Records with drawing code
####################

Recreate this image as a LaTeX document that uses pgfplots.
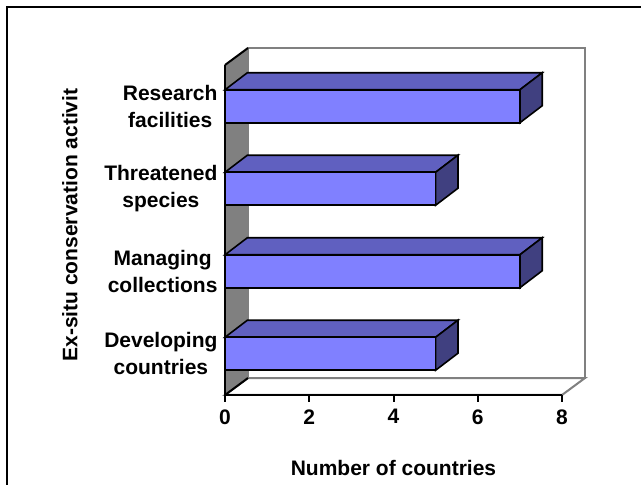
\documentclass[border=0pt]{standalone}
\usepackage{fontspec}
\setmainfont{Liberation Sans}
\usepackage{pgfplots}
\pgfplotsset{compat=1.18}
\definecolor{barfront}{RGB}{128,128,255}
\definecolor{bartop}{RGB}{96,96,192}
\definecolor{barside}{RGB}{64,64,128}
\definecolor{wallgray}{RGB}{128,128,128}
\newcommand{\lfont}{\fontsize{21}{27}\selectfont\bfseries}
\begin{document}
\begin{tikzpicture}
\useasboundingbox (0,0) rectangle (641pt,485pt);
\fill[white] (0,0) rectangle (641pt,485pt);
\draw[line width=2pt] (7pt,-20pt) rectangle (660pt,478pt);
\begin{axis}[
  at={(225pt,90pt)}, anchor=south west,
  scale only axis, width=337pt, height=330pt,
  xmin=0, xmax=8, ymin=-0.5, ymax=3.5,
  clip=false, axis on top,
  axis lines*=left,
  axis line style={line width=2pt},
  xtick={0,2,4,6,8},
  ytick={0,1,2,3},
  yticklabels={Developing\\countries, Managing\\collections, Threatened\\species, Research\\facilities},
  yticklabel style={align=center, font=\lfont, xshift=3pt},
  xticklabel style={font=\lfont, yshift=-4pt},
  /pgf/number format/assume math mode=true,
  tick align=outside,
  x tick style={line width=2pt, black},
  major tick length=7pt,
  y tick style={draw=none},
  xlabel={Number of countries},
  ylabel={Ex-situ conservation activit},
  label style={font=\lfont},
  xlabel style={at={(axis description cs:0.5,-0.221)}, anchor=center},
  ylabel style={at={(axis description cs:-0.46,0.515)}, anchor=center},
]
% back wall
\addplot[fill=white, draw=wallgray, line width=2pt] coordinates {(0.546,-0.294) (8.546,-0.294) (8.546,3.706) (0.546,3.706)} -- cycle;
% floor
\addplot[fill=white, draw=wallgray, line width=2pt] coordinates {(0,-0.5) (8,-0.5) (8.546,-0.294) (0.546,-0.294)} -- cycle;
% left wall
\addplot[fill=wallgray, draw=none] coordinates {(0,-0.5) (0,3.5) (0.546,3.706) (0.546,-0.294)} -- cycle;
\addplot[black, line width=2pt] coordinates {(0.546,-0.294) (0,-0.5)};
\addplot[black, line width=2pt] coordinates {(0,3.5) (0.546,3.706)};
% bar tops
\addplot[fill=bartop, draw=black, line width=1.6pt] coordinates {(0,0.2) (5,0.2) (5.53,0.406) (0.53,0.406)} -- cycle;
\addplot[fill=bartop, draw=black, line width=1.6pt] coordinates {(0,1.2) (7,1.2) (7.53,1.406) (0.53,1.406)} -- cycle;
\addplot[fill=bartop, draw=black, line width=1.6pt] coordinates {(0,2.2) (5,2.2) (5.53,2.406) (0.53,2.406)} -- cycle;
\addplot[fill=bartop, draw=black, line width=1.6pt] coordinates {(0,3.2) (7,3.2) (7.53,3.406) (0.53,3.406)} -- cycle;
% bar sides
\addplot[fill=barside, draw=black, line width=1.6pt] coordinates {(5,-0.2) (5.53,0.006) (5.53,0.406) (5,0.2)} -- cycle;
\addplot[fill=barside, draw=black, line width=1.6pt] coordinates {(7,0.8) (7.53,1.006) (7.53,1.406) (7,1.2)} -- cycle;
\addplot[fill=barside, draw=black, line width=1.6pt] coordinates {(5,1.8) (5.53,2.006) (5.53,2.406) (5,2.2)} -- cycle;
\addplot[fill=barside, draw=black, line width=1.6pt] coordinates {(7,2.8) (7.53,3.006) (7.53,3.406) (7,3.2)} -- cycle;
% bar fronts
\addplot[xbar, bar width=33pt, fill=barfront, draw=black, line width=1.6pt] coordinates {(5,0) (7,1) (5,2) (7,3)};
\end{axis}
\end{tikzpicture}
\end{document}
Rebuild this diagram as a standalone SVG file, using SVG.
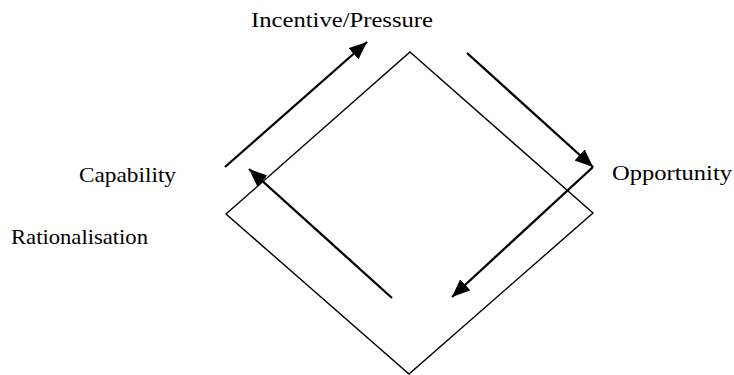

####################

▶ **Task instructions**: Report only how many lines of the listing hold the word "this".

▶ **Response to the task**: 2